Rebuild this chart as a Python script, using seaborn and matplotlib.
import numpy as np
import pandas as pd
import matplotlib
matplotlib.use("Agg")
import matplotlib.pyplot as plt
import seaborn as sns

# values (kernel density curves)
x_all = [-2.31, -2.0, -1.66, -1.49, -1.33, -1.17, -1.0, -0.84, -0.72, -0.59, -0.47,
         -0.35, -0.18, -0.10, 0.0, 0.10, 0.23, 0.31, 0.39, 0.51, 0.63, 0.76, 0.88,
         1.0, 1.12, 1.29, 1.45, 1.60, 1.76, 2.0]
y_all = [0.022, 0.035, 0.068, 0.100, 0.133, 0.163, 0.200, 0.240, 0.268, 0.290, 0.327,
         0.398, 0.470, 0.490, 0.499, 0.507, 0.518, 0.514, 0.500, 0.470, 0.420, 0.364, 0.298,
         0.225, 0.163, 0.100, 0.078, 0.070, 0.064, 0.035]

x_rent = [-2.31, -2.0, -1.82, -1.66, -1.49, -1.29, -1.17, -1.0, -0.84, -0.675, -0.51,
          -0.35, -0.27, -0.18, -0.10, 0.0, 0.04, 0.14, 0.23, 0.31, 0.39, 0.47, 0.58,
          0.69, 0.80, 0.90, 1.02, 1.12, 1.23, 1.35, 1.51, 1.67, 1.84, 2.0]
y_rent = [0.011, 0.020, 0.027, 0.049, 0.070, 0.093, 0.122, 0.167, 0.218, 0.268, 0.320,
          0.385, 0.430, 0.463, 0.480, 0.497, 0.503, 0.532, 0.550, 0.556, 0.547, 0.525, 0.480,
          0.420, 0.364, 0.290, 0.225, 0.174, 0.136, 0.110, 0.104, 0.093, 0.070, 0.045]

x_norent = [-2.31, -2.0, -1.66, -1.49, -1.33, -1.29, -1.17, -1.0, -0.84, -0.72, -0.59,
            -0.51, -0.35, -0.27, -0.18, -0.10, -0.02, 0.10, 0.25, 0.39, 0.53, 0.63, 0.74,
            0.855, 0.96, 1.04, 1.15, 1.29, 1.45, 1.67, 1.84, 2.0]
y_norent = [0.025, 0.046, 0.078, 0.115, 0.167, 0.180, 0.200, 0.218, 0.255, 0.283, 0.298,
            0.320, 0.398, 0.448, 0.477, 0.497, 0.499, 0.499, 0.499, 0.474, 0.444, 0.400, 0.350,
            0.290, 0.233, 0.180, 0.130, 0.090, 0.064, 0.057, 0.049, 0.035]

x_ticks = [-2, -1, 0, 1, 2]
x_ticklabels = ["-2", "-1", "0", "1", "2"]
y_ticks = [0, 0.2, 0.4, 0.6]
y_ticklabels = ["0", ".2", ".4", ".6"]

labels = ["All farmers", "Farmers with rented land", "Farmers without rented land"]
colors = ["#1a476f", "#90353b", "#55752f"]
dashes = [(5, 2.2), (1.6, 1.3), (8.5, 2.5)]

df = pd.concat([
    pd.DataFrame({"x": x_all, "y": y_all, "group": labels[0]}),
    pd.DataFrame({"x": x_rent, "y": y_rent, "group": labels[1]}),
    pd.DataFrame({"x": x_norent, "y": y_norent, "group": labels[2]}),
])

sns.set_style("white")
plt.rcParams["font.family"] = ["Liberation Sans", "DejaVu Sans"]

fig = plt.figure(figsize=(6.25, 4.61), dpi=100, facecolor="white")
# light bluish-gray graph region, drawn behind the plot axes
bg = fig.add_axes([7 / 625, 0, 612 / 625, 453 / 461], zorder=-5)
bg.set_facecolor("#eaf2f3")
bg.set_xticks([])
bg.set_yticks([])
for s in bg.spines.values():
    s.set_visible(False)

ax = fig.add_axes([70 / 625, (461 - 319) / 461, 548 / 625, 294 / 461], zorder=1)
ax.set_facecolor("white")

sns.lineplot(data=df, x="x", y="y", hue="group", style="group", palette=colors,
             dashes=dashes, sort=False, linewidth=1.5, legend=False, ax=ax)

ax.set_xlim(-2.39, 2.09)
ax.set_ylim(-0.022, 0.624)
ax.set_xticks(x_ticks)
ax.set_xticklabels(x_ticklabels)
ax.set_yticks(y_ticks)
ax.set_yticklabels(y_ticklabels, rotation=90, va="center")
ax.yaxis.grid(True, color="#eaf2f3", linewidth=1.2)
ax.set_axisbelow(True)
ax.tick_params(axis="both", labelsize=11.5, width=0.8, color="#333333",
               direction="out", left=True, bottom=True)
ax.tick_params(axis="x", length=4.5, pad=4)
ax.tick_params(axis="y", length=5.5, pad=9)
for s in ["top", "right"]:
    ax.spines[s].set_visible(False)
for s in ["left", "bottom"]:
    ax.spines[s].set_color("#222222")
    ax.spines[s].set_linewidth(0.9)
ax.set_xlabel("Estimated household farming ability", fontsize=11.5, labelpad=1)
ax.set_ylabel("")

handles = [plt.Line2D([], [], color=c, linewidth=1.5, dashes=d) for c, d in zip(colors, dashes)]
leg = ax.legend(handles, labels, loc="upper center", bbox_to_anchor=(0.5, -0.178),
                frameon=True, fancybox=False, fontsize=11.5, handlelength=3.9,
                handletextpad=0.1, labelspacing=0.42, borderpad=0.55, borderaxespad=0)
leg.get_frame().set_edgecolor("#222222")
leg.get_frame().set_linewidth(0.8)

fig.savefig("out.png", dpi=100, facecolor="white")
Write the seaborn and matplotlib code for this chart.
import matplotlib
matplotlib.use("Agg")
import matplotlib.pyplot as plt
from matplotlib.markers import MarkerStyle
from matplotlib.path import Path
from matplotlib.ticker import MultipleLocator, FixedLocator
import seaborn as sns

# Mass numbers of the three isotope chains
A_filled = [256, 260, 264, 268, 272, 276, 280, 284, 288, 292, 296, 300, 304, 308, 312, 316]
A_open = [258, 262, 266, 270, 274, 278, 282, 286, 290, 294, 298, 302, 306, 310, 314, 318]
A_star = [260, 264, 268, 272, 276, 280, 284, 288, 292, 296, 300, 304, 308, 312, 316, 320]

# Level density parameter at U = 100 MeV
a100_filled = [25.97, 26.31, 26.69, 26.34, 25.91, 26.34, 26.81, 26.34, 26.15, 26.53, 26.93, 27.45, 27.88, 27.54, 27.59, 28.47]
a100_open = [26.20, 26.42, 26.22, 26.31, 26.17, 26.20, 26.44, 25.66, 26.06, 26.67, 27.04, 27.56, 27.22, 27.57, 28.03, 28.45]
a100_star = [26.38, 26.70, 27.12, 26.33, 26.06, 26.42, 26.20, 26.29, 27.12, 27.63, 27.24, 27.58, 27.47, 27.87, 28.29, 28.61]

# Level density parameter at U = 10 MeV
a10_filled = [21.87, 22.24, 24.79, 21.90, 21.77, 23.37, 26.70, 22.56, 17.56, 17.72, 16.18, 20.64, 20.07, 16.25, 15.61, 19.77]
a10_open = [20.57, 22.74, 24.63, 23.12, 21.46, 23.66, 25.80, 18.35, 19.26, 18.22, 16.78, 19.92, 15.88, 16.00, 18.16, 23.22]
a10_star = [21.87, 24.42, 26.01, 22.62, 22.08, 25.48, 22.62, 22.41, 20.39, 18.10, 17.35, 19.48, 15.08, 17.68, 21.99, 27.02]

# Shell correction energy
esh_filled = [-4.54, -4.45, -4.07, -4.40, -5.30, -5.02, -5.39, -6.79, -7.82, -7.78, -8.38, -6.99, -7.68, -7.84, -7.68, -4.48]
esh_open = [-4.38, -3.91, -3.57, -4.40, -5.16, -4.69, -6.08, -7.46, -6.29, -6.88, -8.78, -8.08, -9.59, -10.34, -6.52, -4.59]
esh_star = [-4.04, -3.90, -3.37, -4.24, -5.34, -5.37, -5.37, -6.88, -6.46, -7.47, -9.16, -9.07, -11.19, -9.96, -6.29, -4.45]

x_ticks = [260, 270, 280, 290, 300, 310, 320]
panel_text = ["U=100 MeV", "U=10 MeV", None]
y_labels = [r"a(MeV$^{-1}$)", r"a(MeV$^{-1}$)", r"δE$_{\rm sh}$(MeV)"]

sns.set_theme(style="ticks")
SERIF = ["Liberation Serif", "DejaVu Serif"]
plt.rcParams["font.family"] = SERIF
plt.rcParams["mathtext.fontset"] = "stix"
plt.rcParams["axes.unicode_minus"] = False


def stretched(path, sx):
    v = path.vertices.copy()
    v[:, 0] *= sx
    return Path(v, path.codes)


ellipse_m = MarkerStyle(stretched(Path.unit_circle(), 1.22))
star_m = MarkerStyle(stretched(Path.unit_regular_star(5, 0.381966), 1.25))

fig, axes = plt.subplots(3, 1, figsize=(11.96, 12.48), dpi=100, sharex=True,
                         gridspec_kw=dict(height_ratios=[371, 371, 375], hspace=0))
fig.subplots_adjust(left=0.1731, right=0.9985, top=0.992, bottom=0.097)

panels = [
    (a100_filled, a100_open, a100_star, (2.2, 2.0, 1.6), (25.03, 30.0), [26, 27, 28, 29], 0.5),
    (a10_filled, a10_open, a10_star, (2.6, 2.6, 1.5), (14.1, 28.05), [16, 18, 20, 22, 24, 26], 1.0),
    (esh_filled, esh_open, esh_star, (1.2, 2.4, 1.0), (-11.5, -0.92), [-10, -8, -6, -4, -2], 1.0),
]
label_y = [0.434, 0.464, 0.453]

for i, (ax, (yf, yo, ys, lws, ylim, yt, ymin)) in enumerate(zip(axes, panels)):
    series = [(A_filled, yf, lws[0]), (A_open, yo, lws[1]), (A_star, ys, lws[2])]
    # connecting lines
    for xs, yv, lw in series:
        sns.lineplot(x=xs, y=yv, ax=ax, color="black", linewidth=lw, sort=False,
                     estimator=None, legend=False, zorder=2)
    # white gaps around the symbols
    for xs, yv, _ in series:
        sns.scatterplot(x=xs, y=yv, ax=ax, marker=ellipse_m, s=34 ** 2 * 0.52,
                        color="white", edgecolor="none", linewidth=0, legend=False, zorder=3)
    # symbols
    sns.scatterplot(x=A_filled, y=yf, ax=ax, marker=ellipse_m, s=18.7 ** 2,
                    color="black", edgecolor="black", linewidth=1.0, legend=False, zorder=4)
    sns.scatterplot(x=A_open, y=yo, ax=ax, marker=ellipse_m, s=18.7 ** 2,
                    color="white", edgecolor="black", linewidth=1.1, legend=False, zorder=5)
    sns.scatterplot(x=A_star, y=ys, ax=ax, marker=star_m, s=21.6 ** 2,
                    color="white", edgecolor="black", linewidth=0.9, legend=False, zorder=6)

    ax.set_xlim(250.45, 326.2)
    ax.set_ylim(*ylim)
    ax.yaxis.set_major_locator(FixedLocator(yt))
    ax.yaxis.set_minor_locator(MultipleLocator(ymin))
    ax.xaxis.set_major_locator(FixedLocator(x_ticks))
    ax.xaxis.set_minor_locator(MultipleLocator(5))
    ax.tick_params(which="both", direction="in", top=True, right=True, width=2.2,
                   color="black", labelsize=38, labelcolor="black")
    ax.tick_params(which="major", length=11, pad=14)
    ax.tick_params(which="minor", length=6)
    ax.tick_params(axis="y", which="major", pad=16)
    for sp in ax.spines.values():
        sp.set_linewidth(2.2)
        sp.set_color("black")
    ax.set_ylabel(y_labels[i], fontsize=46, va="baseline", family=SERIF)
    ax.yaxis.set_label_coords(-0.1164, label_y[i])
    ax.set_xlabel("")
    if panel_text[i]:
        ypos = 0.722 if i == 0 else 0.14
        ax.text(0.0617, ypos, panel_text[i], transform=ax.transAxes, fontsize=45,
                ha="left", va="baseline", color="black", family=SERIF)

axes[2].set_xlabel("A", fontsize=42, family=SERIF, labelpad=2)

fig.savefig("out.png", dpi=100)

#### Work to do
Restate, word for word and with nothing added, the lines from the first line of the listing through the one where "0.225, 0.163, 0.100, 0.078, 0.070, 0.064, 0.035]" stands.

#### Task answer
Rebuild this chart as a Python script, using seaborn and matplotlib.
import numpy as np
import pandas as pd
import matplotlib
matplotlib.use("Agg")
import matplotlib.pyplot as plt
import seaborn as sns

# values (kernel density curves)
x_all = [-2.31, -2.0, -1.66, -1.49, -1.33, -1.17, -1.0, -0.84, -0.72, -0.59, -0.47,
         -0.35, -0.18, -0.10, 0.0, 0.10, 0.23, 0.31, 0.39, 0.51, 0.63, 0.76, 0.88,
         1.0, 1.12, 1.29, 1.45, 1.60, 1.76, 2.0]
y_all = [0.022, 0.035, 0.068, 0.100, 0.133, 0.163, 0.200, 0.240, 0.268, 0.290, 0.327,
         0.398, 0.470, 0.490, 0.499, 0.507, 0.518, 0.514, 0.500, 0.470, 0.420, 0.364, 0.298,
         0.225, 0.163, 0.100, 0.078, 0.070, 0.064, 0.035]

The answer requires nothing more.